>> BEGIN AVAILABLE DATA

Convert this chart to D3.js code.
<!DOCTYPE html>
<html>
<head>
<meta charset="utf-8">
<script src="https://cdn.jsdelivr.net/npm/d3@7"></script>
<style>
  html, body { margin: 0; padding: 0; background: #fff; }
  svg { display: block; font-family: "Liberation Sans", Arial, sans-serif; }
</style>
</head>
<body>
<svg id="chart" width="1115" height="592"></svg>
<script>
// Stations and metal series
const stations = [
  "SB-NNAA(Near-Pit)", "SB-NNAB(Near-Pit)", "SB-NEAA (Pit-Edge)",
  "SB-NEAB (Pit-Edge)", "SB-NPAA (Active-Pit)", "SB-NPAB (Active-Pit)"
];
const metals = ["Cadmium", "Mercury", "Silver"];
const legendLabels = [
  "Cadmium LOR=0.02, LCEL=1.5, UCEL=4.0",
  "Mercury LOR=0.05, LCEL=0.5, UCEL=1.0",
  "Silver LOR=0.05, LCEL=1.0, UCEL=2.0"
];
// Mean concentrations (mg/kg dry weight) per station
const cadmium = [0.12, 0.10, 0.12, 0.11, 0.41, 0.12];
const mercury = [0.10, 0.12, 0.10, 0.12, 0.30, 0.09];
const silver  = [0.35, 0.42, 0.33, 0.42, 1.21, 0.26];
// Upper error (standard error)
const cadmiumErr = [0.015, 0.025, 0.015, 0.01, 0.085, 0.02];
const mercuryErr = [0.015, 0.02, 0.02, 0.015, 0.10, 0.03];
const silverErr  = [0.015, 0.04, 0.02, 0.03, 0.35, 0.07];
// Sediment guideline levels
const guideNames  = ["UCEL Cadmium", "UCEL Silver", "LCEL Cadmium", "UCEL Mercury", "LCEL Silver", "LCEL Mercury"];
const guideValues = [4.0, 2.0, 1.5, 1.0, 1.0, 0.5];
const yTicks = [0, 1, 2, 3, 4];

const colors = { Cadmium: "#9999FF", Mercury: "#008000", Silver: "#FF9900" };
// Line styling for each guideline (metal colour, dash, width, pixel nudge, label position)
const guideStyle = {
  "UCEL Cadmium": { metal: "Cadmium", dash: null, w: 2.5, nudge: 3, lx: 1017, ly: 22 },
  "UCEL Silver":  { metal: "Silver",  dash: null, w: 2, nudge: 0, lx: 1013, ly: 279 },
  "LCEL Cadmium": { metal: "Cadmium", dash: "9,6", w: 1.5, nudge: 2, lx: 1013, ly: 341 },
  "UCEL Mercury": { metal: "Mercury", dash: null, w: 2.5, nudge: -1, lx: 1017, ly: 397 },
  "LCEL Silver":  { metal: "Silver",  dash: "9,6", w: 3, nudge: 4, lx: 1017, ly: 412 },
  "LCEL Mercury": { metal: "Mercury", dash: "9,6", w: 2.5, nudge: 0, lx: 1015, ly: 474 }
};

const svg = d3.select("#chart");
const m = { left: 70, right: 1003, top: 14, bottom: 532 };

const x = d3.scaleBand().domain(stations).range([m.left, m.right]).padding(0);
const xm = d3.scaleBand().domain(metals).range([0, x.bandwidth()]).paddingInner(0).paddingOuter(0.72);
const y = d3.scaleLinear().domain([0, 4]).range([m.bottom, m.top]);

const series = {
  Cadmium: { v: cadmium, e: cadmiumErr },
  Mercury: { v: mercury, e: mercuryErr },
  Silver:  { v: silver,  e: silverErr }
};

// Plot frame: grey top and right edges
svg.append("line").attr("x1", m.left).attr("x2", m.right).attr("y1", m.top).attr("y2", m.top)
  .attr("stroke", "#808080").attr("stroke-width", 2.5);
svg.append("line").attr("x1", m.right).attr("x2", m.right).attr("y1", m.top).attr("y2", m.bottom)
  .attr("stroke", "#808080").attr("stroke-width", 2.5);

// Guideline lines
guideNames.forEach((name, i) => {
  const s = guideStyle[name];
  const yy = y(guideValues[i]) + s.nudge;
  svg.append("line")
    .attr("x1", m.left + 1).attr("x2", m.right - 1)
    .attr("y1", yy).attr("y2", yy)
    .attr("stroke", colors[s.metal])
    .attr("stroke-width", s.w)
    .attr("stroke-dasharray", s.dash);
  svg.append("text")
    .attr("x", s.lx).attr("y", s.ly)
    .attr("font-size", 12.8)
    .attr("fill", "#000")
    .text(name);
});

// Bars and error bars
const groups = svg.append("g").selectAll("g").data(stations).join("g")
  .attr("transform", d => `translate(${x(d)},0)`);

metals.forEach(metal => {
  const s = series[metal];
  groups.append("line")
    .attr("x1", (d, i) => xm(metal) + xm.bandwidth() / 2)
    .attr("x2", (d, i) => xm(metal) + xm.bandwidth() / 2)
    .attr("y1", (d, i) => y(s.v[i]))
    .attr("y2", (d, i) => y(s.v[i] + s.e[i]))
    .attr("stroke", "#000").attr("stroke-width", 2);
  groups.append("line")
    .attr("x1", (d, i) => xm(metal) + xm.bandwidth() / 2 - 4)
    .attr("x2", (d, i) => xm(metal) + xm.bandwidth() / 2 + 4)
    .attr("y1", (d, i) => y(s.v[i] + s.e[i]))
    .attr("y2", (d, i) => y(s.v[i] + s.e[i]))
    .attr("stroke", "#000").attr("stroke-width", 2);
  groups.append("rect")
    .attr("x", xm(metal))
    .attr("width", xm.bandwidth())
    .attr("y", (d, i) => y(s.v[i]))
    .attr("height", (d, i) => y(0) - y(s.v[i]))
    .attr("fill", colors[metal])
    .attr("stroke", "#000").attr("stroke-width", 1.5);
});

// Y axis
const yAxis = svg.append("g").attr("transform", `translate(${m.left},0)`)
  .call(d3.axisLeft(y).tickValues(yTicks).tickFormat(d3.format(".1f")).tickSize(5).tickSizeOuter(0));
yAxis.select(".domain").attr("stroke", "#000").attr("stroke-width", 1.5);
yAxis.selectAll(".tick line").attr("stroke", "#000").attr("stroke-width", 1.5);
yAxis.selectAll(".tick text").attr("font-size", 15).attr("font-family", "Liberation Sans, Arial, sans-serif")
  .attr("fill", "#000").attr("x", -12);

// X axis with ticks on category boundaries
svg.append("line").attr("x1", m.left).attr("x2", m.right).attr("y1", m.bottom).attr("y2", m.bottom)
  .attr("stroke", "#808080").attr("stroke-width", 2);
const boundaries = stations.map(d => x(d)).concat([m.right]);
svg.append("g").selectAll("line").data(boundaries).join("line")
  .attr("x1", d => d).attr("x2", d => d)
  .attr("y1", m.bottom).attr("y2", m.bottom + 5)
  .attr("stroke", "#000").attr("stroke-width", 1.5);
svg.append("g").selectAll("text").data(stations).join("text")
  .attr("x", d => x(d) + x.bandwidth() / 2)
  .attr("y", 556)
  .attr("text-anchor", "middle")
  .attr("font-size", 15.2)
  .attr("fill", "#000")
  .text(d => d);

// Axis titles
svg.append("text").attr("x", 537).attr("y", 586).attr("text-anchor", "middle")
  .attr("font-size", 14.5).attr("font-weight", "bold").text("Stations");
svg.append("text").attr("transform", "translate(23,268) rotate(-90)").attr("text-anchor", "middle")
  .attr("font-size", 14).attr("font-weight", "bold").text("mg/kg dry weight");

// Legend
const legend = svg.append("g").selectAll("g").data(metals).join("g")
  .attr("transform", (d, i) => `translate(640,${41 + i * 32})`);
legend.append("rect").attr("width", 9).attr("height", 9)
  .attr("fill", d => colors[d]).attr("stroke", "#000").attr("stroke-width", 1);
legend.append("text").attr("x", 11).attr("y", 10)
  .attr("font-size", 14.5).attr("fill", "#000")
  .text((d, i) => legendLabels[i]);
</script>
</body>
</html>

>> END AVAILABLE DATA

WHAT YOU HAVE TO DO
Restate the whole of the material exactly.

WRITTEN SOLUTION
Convert this chart to D3.js code.
<!DOCTYPE html>
<html>
<head>
<meta charset="utf-8">
<script src="https://cdn.jsdelivr.net/npm/d3@7"></script>
<style>
  html, body { margin: 0; padding: 0; background: #fff; }
  svg { display: block; font-family: "Liberation Sans", Arial, sans-serif; }
</style>
</head>
<body>
<svg id="chart" width="1115" height="592"></svg>
<script>
// Stations and metal series
const stations = [
  "SB-NNAA(Near-Pit)", "SB-NNAB(Near-Pit)", "SB-NEAA (Pit-Edge)",
  "SB-NEAB (Pit-Edge)", "SB-NPAA (Active-Pit)", "SB-NPAB (Active-Pit)"
];
const metals = ["Cadmium", "Mercury", "Silver"];
const legendLabels = [
  "Cadmium LOR=0.02, LCEL=1.5, UCEL=4.0",
  "Mercury LOR=0.05, LCEL=0.5, UCEL=1.0",
  "Silver LOR=0.05, LCEL=1.0, UCEL=2.0"
];
// Mean concentrations (mg/kg dry weight) per station
const cadmium = [0.12, 0.10, 0.12, 0.11, 0.41, 0.12];
const mercury = [0.10, 0.12, 0.10, 0.12, 0.30, 0.09];
const silver  = [0.35, 0.42, 0.33, 0.42, 1.21, 0.26];
// Upper error (standard error)
const cadmiumErr = [0.015, 0.025, 0.015, 0.01, 0.085, 0.02];
const mercuryErr = [0.015, 0.02, 0.02, 0.015, 0.10, 0.03];
const silverErr  = [0.015, 0.04, 0.02, 0.03, 0.35, 0.07];
// Sediment guideline levels
const guideNames  = ["UCEL Cadmium", "UCEL Silver", "LCEL Cadmium", "UCEL Mercury", "LCEL Silver", "LCEL Mercury"];
const guideValues = [4.0, 2.0, 1.5, 1.0, 1.0, 0.5];
const yTicks = [0, 1, 2, 3, 4];

const colors = { Cadmium: "#9999FF", Mercury: "#008000", Silver: "#FF9900" };
// Line styling for each guideline (metal colour, dash, width, pixel nudge, label position)
const guideStyle = {
  "UCEL Cadmium": { metal: "Cadmium", dash: null, w: 2.5, nudge: 3, lx: 1017, ly: 22 },
  "UCEL Silver":  { metal: "Silver",  dash: null, w: 2, nudge: 0, lx: 1013, ly: 279 },
  "LCEL Cadmium": { metal: "Cadmium", dash: "9,6", w: 1.5, nudge: 2, lx: 1013, ly: 341 },
  "UCEL Mercury": { metal: "Mercury", dash: null, w: 2.5, nudge: -1, lx: 1017, ly: 397 },
  "LCEL Silver":  { metal: "Silver",  dash: "9,6", w: 3, nudge: 4, lx: 1017, ly: 412 },
  "LCEL Mercury": { metal: "Mercury", dash: "9,6", w: 2.5, nudge: 0, lx: 1015, ly: 474 }
};

const svg = d3.select("#chart");
const m = { left: 70, right: 1003, top: 14, bottom: 532 };

const x = d3.scaleBand().domain(stations).range([m.left, m.right]).padding(0);
const xm = d3.scaleBand().domain(metals).range([0, x.bandwidth()]).paddingInner(0).paddingOuter(0.72);
const y = d3.scaleLinear().domain([0, 4]).range([m.bottom, m.top]);

const series = {
  Cadmium: { v: cadmium, e: cadmiumErr },
  Mercury: { v: mercury, e: mercuryErr },
  Silver:  { v: silver,  e: silverErr }
};

// Plot frame: grey top and right edges
svg.append("line").attr("x1", m.left).attr("x2", m.right).attr("y1", m.top).attr("y2", m.top)
  .attr("stroke", "#808080").attr("stroke-width", 2.5);
svg.append("line").attr("x1", m.right).attr("x2", m.right).attr("y1", m.top).attr("y2", m.bottom)
  .attr("stroke", "#808080").attr("stroke-width", 2.5);

// Guideline lines
guideNames.forEach((name, i) => {
  const s = guideStyle[name];
  const yy = y(guideValues[i]) + s.nudge;
  svg.append("line")
    .attr("x1", m.left + 1).attr("x2", m.right - 1)
    .attr("y1", yy).attr("y2", yy)
    .attr("stroke", colors[s.metal])
    .attr("stroke-width", s.w)
    .attr("stroke-dasharray", s.dash);
  svg.append("text")
    .attr("x", s.lx).attr("y", s.ly)
    .attr("font-size", 12.8)
    .attr("fill", "#000")
    .text(name);
});

// Bars and error bars
const groups = svg.append("g").selectAll("g").data(stations).join("g")
  .attr("transform", d => `translate(${x(d)},0)`);

metals.forEach(metal => {
  const s = series[metal];
  groups.append("line")
    .attr("x1", (d, i) => xm(metal) + xm.bandwidth() / 2)
    .attr("x2", (d, i) => xm(metal) + xm.bandwidth() / 2)
    .attr("y1", (d, i) => y(s.v[i]))
    .attr("y2", (d, i) => y(s.v[i] + s.e[i]))
    .attr("stroke", "#000").attr("stroke-width", 2);
  groups.append("line")
    .attr("x1", (d, i) => xm(metal) + xm.bandwidth() / 2 - 4)
    .attr("x2", (d, i) => xm(metal) + xm.bandwidth() / 2 + 4)
    .attr("y1", (d, i) => y(s.v[i] + s.e[i]))
    .attr("y2", (d, i) => y(s.v[i] + s.e[i]))
    .attr("stroke", "#000").attr("stroke-width", 2);
  groups.append("rect")
    .attr("x", xm(metal))
    .attr("width", xm.bandwidth())
    .attr("y", (d, i) => y(s.v[i]))
    .attr("height", (d, i) => y(0) - y(s.v[i]))
    .attr("fill", colors[metal])
    .attr("stroke", "#000").attr("stroke-width", 1.5);
});

// Y axis
const yAxis = svg.append("g").attr("transform", `translate(${m.left},0)`)
  .call(d3.axisLeft(y).tickValues(yTicks).tickFormat(d3.format(".1f")).tickSize(5).tickSizeOuter(0));
yAxis.select(".domain").attr("stroke", "#000").attr("stroke-width", 1.5);
yAxis.selectAll(".tick line").attr("stroke", "#000").attr("stroke-width", 1.5);
yAxis.selectAll(".tick text").attr("font-size", 15).attr("font-family", "Liberation Sans, Arial, sans-serif")
  .attr("fill", "#000").attr("x", -12);

// X axis with ticks on category boundaries
svg.append("line").attr("x1", m.left).attr("x2", m.right).attr("y1", m.bottom).attr("y2", m.bottom)
  .attr("stroke", "#808080").attr("stroke-width", 2);
const boundaries = stations.map(d => x(d)).concat([m.right]);
svg.append("g").selectAll("line").data(boundaries).join("line")
  .attr("x1", d => d).attr("x2", d => d)
  .attr("y1", m.bottom).attr("y2", m.bottom + 5)
  .attr("stroke", "#000").attr("stroke-width", 1.5);
svg.append("g").selectAll("text").data(stations).join("text")
  .attr("x", d => x(d) + x.bandwidth() / 2)
  .attr("y", 556)
  .attr("text-anchor", "middle")
  .attr("font-size", 15.2)
  .attr("fill", "#000")
  .text(d => d);

// Axis titles
svg.append("text").attr("x", 537).attr("y", 586).attr("text-anchor", "middle")
  .attr("font-size", 14.5).attr("font-weight", "bold").text("Stations");
svg.append("text").attr("transform", "translate(23,268) rotate(-90)").attr("text-anchor", "middle")
  .attr("font-size", 14).attr("font-weight", "bold").text("mg/kg dry weight");

// Legend
const legend = svg.append("g").selectAll("g").data(metals).join("g")
  .attr("transform", (d, i) => `translate(640,${41 + i * 32})`);
legend.append("rect").attr("width", 9).attr("height", 9)
  .attr("fill", d => colors[d]).attr("stroke", "#000").attr("stroke-width", 1);
legend.append("text").attr("x", 11).attr("y", 10)
  .attr("font-size", 14.5).attr("fill", "#000")
  .text((d, i) => legendLabels[i]);
</script>
</body>
</html>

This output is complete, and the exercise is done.